XEWG-AM
- Ciudad Juárez, Chihuahua; Mexico;
- Broadcast area: El Paso–Juárez
- Frequency: 1240 AM
- Branding: Radio Crystal

Programming
- Format: Regional Mexican

Ownership
- Owner: Grupo Siete; (Emisiones Radiofónicas, S.A.);

History
- First air date: 1941

Technical information
- Licensing authority: CRT
- Class: C
- Power: 1,000 watts

Links
- Webcast: Listen live
- Website: radiocrystal.mx

= XEWG-AM =

Radio station in Ciudad Juárez, Chihuahua, Mexico

XEWG-AM (1240) is a radio station in Ciudad Juárez, Chihuahua, Mexico. XEWG is known as Radio Crystal and is owned by Grupo Siete.

==History==
The concession for XEWG was awarded to Carlos Méndez Jauregui in 1941 and then sold to Francisco Núñez Rivera in 1958 and Estela Vega Padilla in 1964. Vega Padilla was the housekeeper and friend of Richard Eaton, owner of the United Broadcasting Company in the United States, who had loaned her the money to run the station; when the two had a falling out over profits in Mexico, she fled in 1970 with a child entrusted to her care by Eaton.

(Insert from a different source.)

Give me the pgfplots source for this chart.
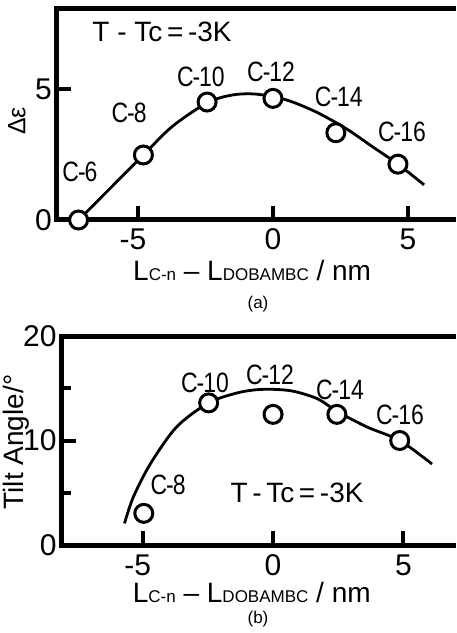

The station was then sold to a company called Escarga. In 1985, Radiodifusora Centauro del Norte bought the station; in turn, it was transferred to the current concessionaire in 2006.

In February 2020, XEWG added to its Bengala Regional Mexican format—the last Grupo Siete station using the name—by airing daytime Catholic religious programming branded as Radio Guadalupana, produced by the Roman Catholic Diocese of Ciudad Juárez, from 6 a.m. to 3 p.m. on weekdays and to 1:30 p.m. on weekends. This was later dropped as the station became known as Crystal 1240.